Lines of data

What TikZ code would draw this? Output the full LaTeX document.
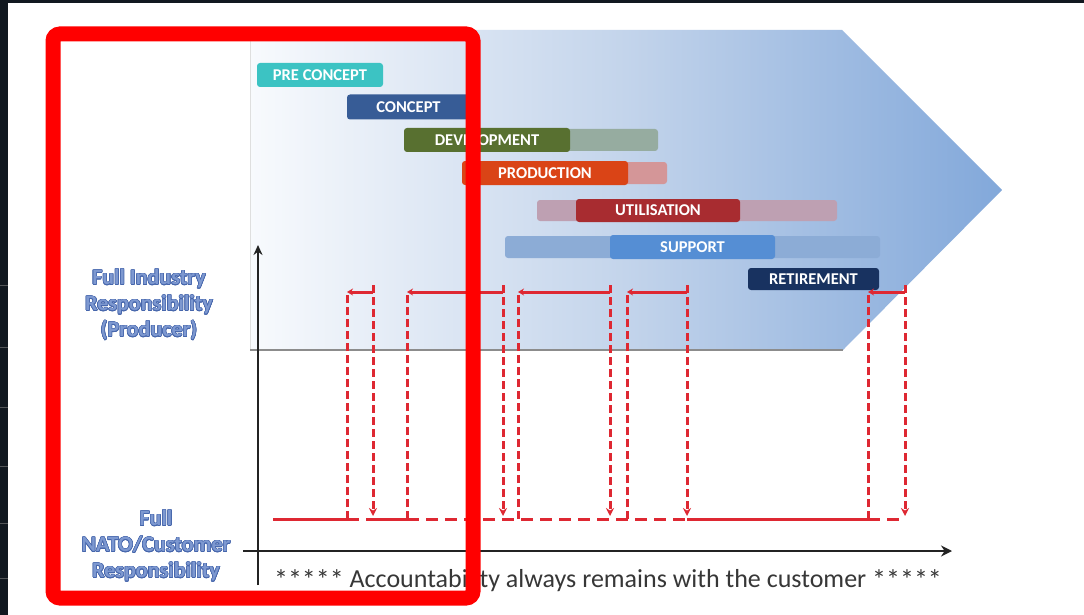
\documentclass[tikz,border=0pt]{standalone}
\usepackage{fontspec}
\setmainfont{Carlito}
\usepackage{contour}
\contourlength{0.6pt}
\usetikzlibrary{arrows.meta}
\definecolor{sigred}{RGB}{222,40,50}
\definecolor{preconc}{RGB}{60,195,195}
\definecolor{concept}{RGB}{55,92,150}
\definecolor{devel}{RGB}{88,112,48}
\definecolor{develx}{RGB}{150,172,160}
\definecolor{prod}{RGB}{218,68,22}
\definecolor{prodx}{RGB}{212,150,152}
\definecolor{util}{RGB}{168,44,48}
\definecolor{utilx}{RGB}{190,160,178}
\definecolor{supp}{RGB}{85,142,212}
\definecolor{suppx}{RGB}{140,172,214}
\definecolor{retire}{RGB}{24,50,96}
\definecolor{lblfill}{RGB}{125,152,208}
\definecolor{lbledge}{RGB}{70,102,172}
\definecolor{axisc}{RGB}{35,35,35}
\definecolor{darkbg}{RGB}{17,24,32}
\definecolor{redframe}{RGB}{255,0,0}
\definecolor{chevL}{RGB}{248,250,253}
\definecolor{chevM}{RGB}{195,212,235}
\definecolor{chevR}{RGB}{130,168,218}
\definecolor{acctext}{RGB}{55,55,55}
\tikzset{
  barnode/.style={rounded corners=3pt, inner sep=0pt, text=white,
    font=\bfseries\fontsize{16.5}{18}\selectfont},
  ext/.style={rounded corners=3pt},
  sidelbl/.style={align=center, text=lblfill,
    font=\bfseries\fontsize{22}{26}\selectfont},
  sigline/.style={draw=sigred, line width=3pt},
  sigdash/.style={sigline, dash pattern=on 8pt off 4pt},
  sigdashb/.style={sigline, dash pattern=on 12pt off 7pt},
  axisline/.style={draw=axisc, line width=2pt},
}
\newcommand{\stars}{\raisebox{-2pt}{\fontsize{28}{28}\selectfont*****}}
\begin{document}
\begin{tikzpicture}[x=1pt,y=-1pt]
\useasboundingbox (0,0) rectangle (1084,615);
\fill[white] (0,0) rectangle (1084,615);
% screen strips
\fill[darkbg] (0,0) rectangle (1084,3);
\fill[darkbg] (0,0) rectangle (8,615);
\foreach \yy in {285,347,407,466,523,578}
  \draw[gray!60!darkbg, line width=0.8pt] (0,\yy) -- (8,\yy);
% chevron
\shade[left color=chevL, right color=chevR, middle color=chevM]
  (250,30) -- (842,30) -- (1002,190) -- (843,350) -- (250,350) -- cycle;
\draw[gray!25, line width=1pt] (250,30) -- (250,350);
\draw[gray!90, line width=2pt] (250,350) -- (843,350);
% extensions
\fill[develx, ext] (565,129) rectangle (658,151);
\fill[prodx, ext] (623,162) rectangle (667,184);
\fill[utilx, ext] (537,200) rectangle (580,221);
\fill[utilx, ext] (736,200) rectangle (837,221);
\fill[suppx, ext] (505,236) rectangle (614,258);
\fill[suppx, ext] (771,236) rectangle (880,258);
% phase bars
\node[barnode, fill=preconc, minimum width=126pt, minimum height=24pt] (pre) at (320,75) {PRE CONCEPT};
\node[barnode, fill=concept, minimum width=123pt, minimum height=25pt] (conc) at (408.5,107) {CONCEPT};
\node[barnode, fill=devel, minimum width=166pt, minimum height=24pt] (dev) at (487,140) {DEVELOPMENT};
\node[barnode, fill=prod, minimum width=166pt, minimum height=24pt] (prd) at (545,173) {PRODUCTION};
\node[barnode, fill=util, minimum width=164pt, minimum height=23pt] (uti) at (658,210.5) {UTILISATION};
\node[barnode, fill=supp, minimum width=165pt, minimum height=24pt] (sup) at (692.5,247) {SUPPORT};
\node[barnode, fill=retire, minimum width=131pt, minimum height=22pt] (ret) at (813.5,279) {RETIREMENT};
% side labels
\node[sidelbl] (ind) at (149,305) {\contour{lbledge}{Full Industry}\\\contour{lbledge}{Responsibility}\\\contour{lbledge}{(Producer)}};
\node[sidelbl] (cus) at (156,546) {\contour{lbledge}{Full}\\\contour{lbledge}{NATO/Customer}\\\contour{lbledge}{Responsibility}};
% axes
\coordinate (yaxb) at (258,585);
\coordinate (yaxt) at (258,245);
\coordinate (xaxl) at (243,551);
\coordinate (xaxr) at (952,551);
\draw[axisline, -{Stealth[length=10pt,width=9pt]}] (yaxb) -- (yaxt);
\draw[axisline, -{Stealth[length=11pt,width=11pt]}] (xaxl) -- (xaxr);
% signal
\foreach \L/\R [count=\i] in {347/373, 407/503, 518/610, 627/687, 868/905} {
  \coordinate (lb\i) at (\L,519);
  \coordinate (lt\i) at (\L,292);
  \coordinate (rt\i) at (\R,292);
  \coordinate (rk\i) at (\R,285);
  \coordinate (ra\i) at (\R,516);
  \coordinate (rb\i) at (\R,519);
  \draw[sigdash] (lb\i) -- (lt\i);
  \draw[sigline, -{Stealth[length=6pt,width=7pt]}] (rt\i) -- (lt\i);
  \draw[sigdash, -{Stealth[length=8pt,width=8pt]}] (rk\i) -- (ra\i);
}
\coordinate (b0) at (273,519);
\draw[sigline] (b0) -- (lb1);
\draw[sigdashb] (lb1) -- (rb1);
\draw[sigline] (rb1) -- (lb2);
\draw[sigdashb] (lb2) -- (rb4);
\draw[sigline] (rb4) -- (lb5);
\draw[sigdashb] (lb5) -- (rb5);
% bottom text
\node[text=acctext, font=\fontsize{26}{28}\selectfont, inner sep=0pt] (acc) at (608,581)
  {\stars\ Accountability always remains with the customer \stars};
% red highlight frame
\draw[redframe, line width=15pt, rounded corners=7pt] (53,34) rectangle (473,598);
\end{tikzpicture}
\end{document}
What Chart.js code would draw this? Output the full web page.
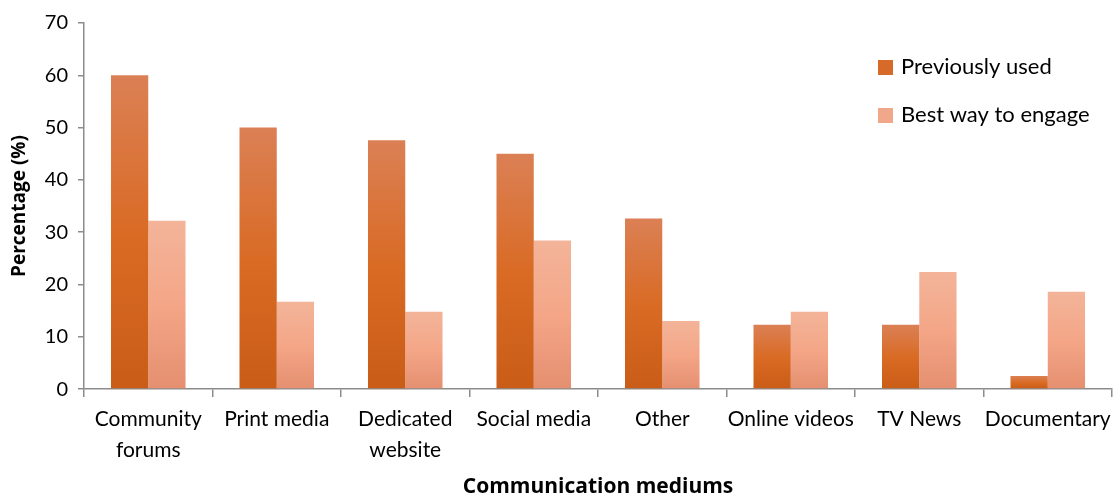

### [WHAT IS ASKED]
Repeat each entry exactly. Pictures do not belong in the copy.

### [RESPONSE FOR THIS EXERCISE]
What TikZ code would draw this? Output the full LaTeX document.
\documentclass[tikz,border=0pt]{standalone}
\usepackage{fontspec}
\setmainfont{Carlito}
\usepackage{contour}
\contourlength{0.6pt}
\usetikzlibrary{arrows.meta}
\definecolor{sigred}{RGB}{222,40,50}
\definecolor{preconc}{RGB}{60,195,195}
\definecolor{concept}{RGB}{55,92,150}
\definecolor{devel}{RGB}{88,112,48}
\definecolor{develx}{RGB}{150,172,160}
\definecolor{prod}{RGB}{218,68,22}
\definecolor{prodx}{RGB}{212,150,152}
\definecolor{util}{RGB}{168,44,48}
\definecolor{utilx}{RGB}{190,160,178}
\definecolor{supp}{RGB}{85,142,212}
\definecolor{suppx}{RGB}{140,172,214}
\definecolor{retire}{RGB}{24,50,96}
\definecolor{lblfill}{RGB}{125,152,208}
\definecolor{lbledge}{RGB}{70,102,172}
\definecolor{axisc}{RGB}{35,35,35}
\definecolor{darkbg}{RGB}{17,24,32}
\definecolor{redframe}{RGB}{255,0,0}
\definecolor{chevL}{RGB}{248,250,253}
\definecolor{chevM}{RGB}{195,212,235}
\definecolor{chevR}{RGB}{130,168,218}
\definecolor{acctext}{RGB}{55,55,55}
\tikzset{
  barnode/.style={rounded corners=3pt, inner sep=0pt, text=white,
    font=\bfseries\fontsize{16.5}{18}\selectfont},
  ext/.style={rounded corners=3pt},
  sidelbl/.style={align=center, text=lblfill,
    font=\bfseries\fontsize{22}{26}\selectfont},
  sigline/.style={draw=sigred, line width=3pt},
  sigdash/.style={sigline, dash pattern=on 8pt off 4pt},
  sigdashb/.style={sigline, dash pattern=on 12pt off 7pt},
  axisline/.style={draw=axisc, line width=2pt},
}
\newcommand{\stars}{\raisebox{-2pt}{\fontsize{28}{28}\selectfont*****}}
\begin{document}
\begin{tikzpicture}[x=1pt,y=-1pt]
\useasboundingbox (0,0) rectangle (1084,615);
\fill[white] (0,0) rectangle (1084,615);
% screen strips
\fill[darkbg] (0,0) rectangle (1084,3);
\fill[darkbg] (0,0) rectangle (8,615);
\foreach \yy in {285,347,407,466,523,578}
  \draw[gray!60!darkbg, line width=0.8pt] (0,\yy) -- (8,\yy);
% chevron
\shade[left color=chevL, right color=chevR, middle color=chevM]
  (250,30) -- (842,30) -- (1002,190) -- (843,350) -- (250,350) -- cycle;
\draw[gray!25, line width=1pt] (250,30) -- (250,350);
\draw[gray!90, line width=2pt] (250,350) -- (843,350);
% extensions
\fill[develx, ext] (565,129) rectangle (658,151);
\fill[prodx, ext] (623,162) rectangle (667,184);
\fill[utilx, ext] (537,200) rectangle (580,221);
\fill[utilx, ext] (736,200) rectangle (837,221);
\fill[suppx, ext] (505,236) rectangle (614,258);
\fill[suppx, ext] (771,236) rectangle (880,258);
% phase bars
\node[barnode, fill=preconc, minimum width=126pt, minimum height=24pt] (pre) at (320,75) {PRE CONCEPT};
\node[barnode, fill=concept, minimum width=123pt, minimum height=25pt] (conc) at (408.5,107) {CONCEPT};
\node[barnode, fill=devel, minimum width=166pt, minimum height=24pt] (dev) at (487,140) {DEVELOPMENT};
\node[barnode, fill=prod, minimum width=166pt, minimum height=24pt] (prd) at (545,173) {PRODUCTION};
\node[barnode, fill=util, minimum width=164pt, minimum height=23pt] (uti) at (658,210.5) {UTILISATION};
\node[barnode, fill=supp, minimum width=165pt, minimum height=24pt] (sup) at (692.5,247) {SUPPORT};
\node[barnode, fill=retire, minimum width=131pt, minimum height=22pt] (ret) at (813.5,279) {RETIREMENT};
% side labels
\node[sidelbl] (ind) at (149,305) {\contour{lbledge}{Full Industry}\\\contour{lbledge}{Responsibility}\\\contour{lbledge}{(Producer)}};
\node[sidelbl] (cus) at (156,546) {\contour{lbledge}{Full}\\\contour{lbledge}{NATO/Customer}\\\contour{lbledge}{Responsibility}};
% axes
\coordinate (yaxb) at (258,585);
\coordinate (yaxt) at (258,245);
\coordinate (xaxl) at (243,551);
\coordinate (xaxr) at (952,551);
\draw[axisline, -{Stealth[length=10pt,width=9pt]}] (yaxb) -- (yaxt);
\draw[axisline, -{Stealth[length=11pt,width=11pt]}] (xaxl) -- (xaxr);
% signal
\foreach \L/\R [count=\i] in {347/373, 407/503, 518/610, 627/687, 868/905} {
  \coordinate (lb\i) at (\L,519);
  \coordinate (lt\i) at (\L,292);
  \coordinate (rt\i) at (\R,292);
  \coordinate (rk\i) at (\R,285);
  \coordinate (ra\i) at (\R,516);
  \coordinate (rb\i) at (\R,519);
  \draw[sigdash] (lb\i) -- (lt\i);
  \draw[sigline, -{Stealth[length=6pt,width=7pt]}] (rt\i) -- (lt\i);
  \draw[sigdash, -{Stealth[length=8pt,width=8pt]}] (rk\i) -- (ra\i);
}
\coordinate (b0) at (273,519);
\draw[sigline] (b0) -- (lb1);
\draw[sigdashb] (lb1) -- (rb1);
\draw[sigline] (rb1) -- (lb2);
\draw[sigdashb] (lb2) -- (rb4);
\draw[sigline] (rb4) -- (lb5);
\draw[sigdashb] (lb5) -- (rb5);
% bottom text
\node[text=acctext, font=\fontsize{26}{28}\selectfont, inner sep=0pt] (acc) at (608,581)
  {\stars\ Accountability always remains with the customer \stars};
% red highlight frame
\draw[redframe, line width=15pt, rounded corners=7pt] (53,34) rectangle (473,598);
\end{tikzpicture}
\end{document}
What Chart.js code would draw this? Output the full web page.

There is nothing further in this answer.